__GOAL__. Print the lines of the listing below verbatim from its first line through the line bearing "from bokeh.resources import INLINE". Any pictures are to be omitted.
__________
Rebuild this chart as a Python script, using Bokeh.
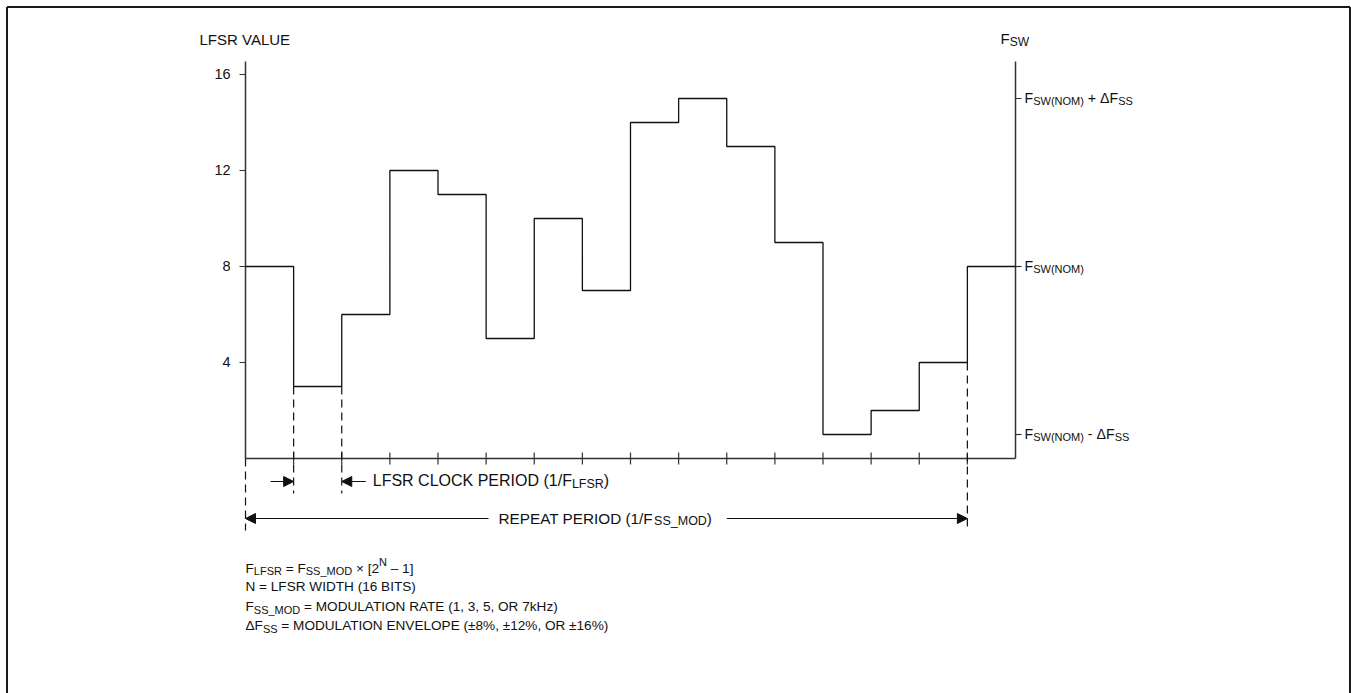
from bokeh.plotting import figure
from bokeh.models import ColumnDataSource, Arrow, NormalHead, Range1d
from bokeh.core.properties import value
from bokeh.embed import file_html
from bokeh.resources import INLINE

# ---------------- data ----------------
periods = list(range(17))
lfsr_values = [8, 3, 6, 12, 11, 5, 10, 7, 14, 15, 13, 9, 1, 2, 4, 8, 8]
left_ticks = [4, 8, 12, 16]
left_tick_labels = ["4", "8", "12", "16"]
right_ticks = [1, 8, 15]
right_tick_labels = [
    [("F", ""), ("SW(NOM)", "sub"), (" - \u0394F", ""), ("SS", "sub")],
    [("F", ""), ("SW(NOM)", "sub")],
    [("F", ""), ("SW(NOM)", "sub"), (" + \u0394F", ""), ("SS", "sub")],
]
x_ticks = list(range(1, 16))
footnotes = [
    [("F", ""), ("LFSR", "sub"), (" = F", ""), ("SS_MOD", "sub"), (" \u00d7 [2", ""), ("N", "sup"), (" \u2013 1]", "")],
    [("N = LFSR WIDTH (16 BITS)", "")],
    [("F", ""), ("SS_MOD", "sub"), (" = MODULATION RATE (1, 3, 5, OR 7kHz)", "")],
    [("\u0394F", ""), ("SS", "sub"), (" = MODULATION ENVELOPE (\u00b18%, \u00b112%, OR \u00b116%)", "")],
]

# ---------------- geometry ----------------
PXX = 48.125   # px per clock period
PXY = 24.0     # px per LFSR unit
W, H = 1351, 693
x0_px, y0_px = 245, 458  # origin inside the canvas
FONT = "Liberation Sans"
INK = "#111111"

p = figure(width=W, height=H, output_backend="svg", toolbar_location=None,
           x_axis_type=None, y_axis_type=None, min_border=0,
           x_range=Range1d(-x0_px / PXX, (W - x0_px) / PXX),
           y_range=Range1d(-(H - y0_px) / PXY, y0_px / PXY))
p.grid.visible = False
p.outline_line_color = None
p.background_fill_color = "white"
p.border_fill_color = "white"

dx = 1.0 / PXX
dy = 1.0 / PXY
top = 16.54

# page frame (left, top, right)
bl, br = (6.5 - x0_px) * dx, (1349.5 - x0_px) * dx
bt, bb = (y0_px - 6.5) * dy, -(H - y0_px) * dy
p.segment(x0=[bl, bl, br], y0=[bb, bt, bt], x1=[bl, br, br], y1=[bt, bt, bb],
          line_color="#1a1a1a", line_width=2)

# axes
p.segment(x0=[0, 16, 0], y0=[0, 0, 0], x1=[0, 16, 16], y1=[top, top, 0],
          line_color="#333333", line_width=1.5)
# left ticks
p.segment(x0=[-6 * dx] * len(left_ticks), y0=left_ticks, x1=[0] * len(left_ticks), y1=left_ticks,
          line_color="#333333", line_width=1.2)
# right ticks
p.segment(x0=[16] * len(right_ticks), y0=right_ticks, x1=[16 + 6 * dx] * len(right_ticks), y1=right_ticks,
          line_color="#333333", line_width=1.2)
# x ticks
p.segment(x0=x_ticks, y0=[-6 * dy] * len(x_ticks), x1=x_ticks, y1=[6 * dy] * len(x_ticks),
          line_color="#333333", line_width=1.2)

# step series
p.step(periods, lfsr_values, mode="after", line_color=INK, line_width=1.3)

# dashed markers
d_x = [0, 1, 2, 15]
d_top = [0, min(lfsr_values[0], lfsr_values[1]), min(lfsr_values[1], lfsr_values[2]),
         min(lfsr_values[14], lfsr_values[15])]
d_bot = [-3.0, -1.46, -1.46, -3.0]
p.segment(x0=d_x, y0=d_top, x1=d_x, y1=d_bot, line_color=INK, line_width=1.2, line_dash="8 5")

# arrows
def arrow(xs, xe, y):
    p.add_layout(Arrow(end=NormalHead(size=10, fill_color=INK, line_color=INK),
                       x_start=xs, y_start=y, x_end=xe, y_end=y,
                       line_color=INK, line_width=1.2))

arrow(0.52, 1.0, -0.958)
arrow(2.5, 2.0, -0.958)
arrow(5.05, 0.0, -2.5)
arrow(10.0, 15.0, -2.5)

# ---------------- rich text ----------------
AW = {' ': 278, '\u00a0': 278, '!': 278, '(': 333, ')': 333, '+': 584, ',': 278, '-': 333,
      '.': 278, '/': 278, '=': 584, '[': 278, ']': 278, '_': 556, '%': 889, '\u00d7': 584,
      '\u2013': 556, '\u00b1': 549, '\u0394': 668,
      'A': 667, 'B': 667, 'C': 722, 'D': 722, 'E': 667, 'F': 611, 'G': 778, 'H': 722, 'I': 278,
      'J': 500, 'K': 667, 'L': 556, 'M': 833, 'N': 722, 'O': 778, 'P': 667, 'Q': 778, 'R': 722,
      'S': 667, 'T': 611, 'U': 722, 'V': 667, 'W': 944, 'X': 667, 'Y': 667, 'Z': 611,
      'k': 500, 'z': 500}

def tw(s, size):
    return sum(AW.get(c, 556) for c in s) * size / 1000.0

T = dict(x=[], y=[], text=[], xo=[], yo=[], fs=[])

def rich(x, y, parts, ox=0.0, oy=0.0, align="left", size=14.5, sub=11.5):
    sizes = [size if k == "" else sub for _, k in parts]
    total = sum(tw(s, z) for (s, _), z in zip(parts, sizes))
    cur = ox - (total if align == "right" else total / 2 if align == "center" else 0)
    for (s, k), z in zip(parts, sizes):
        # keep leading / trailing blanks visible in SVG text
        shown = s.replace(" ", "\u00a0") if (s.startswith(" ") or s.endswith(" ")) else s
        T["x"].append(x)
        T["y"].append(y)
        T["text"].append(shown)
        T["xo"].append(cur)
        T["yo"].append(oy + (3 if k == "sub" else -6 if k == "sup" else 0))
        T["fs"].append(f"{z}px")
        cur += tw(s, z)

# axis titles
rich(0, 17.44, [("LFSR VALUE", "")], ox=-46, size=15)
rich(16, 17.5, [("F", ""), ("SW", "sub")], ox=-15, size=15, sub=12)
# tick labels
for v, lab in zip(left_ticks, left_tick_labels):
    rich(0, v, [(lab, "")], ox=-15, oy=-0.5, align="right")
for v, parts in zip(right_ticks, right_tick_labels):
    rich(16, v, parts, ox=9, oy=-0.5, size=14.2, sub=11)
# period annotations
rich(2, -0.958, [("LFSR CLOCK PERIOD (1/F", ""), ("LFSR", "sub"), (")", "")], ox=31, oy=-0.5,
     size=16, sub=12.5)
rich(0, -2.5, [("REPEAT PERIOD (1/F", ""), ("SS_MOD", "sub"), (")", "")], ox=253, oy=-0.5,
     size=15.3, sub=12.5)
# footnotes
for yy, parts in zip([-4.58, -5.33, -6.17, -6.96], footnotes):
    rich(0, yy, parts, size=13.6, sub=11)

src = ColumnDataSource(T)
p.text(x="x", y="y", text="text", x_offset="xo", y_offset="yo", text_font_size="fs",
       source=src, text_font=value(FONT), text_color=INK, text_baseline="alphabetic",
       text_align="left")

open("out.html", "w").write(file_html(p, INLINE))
__________
__SOLUTION BELOW__.
Rebuild this chart as a Python script, using Bokeh.
from bokeh.plotting import figure
from bokeh.models import ColumnDataSource, Arrow, NormalHead, Range1d
from bokeh.core.properties import value
from bokeh.embed import file_html
from bokeh.resources import INLINE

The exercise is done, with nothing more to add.